- Work to do
Find the lines that hold "this". Report only how many there are.

_ _ _ _ _ _ _

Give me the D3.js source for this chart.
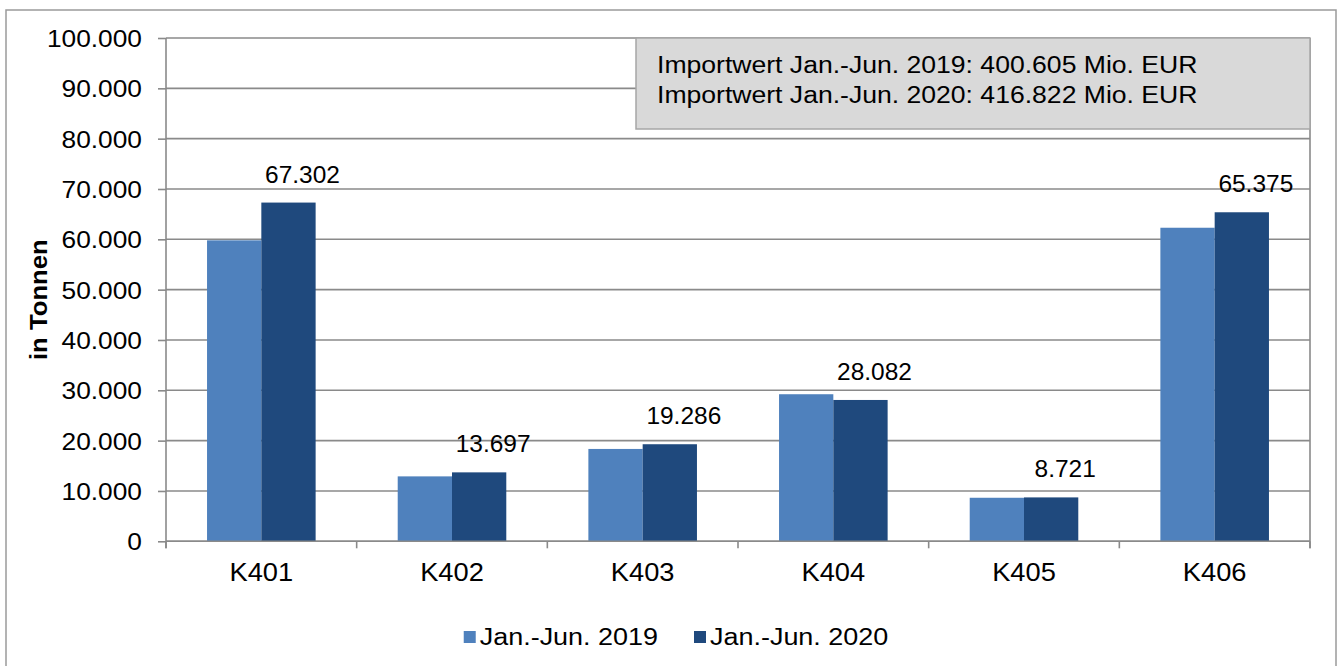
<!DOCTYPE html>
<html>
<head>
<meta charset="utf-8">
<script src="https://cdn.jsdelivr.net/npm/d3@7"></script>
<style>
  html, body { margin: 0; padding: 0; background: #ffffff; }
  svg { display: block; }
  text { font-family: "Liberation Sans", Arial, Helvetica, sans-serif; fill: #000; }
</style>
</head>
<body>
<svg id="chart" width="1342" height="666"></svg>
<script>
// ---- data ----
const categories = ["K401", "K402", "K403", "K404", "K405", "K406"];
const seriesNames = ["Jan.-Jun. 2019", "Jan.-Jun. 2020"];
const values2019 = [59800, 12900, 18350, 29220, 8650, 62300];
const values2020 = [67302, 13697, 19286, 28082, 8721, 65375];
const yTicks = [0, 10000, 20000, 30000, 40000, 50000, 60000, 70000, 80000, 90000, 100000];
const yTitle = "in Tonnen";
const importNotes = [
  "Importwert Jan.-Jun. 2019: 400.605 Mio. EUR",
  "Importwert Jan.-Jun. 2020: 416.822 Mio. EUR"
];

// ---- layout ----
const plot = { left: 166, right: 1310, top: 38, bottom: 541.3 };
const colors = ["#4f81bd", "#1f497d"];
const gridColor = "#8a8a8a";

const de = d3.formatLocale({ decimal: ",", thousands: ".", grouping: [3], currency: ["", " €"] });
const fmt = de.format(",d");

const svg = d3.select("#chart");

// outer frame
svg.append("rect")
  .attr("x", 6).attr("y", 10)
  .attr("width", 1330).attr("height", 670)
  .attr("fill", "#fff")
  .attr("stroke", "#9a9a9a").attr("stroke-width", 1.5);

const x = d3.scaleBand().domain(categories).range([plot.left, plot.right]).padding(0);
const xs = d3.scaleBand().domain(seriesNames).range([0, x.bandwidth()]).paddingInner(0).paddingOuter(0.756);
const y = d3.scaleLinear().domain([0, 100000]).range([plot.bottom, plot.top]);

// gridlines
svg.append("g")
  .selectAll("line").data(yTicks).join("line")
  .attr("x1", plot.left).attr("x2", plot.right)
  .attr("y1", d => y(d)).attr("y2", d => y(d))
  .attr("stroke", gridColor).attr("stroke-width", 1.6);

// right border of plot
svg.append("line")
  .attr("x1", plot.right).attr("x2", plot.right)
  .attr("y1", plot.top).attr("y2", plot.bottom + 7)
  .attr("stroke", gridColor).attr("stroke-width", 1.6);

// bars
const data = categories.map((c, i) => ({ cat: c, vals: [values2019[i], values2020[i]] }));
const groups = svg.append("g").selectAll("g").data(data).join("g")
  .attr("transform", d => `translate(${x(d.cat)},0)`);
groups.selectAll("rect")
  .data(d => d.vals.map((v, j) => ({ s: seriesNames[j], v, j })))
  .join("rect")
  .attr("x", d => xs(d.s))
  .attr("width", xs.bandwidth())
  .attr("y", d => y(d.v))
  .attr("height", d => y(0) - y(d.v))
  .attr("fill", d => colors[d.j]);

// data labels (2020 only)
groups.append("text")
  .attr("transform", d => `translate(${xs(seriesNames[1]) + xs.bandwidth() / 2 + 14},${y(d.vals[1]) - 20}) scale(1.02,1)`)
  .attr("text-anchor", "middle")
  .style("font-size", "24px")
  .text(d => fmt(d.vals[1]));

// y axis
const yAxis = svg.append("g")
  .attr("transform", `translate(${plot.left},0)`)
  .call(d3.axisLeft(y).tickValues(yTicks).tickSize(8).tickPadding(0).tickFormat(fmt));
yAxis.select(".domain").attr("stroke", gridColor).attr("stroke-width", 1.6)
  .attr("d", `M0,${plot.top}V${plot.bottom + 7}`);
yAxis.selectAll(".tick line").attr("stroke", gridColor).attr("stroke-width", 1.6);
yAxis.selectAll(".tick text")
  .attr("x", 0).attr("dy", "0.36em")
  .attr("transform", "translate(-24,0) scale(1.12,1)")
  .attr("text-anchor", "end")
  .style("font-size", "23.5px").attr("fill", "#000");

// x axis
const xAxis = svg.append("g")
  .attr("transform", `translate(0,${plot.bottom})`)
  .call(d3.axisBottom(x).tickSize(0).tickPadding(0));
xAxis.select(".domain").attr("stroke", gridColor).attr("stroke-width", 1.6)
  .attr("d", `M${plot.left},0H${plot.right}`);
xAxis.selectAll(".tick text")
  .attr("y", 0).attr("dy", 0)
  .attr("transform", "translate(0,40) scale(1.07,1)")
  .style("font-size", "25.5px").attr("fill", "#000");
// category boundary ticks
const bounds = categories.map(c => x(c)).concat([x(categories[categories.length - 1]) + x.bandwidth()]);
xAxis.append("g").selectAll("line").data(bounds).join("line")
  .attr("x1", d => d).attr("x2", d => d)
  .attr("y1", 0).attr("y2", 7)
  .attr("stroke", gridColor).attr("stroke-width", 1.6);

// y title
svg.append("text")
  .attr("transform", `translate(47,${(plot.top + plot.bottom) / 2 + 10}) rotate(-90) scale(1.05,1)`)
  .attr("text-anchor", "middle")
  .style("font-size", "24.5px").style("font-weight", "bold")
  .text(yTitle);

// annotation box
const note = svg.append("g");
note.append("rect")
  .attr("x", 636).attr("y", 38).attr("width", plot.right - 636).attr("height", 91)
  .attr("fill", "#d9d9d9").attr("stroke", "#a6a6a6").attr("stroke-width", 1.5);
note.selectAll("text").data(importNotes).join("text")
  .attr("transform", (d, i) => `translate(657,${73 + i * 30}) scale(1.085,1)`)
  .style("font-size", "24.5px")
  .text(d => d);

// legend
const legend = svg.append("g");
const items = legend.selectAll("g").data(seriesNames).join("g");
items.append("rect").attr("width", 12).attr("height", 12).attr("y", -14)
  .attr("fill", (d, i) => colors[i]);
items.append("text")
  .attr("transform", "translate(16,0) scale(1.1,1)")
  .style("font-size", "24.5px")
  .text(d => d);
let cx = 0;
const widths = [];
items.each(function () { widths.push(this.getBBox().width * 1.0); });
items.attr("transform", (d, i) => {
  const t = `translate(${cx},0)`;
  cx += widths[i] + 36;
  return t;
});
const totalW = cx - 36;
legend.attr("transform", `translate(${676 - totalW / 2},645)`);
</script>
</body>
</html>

_ _ _ _ _ _ _

- Task answer
2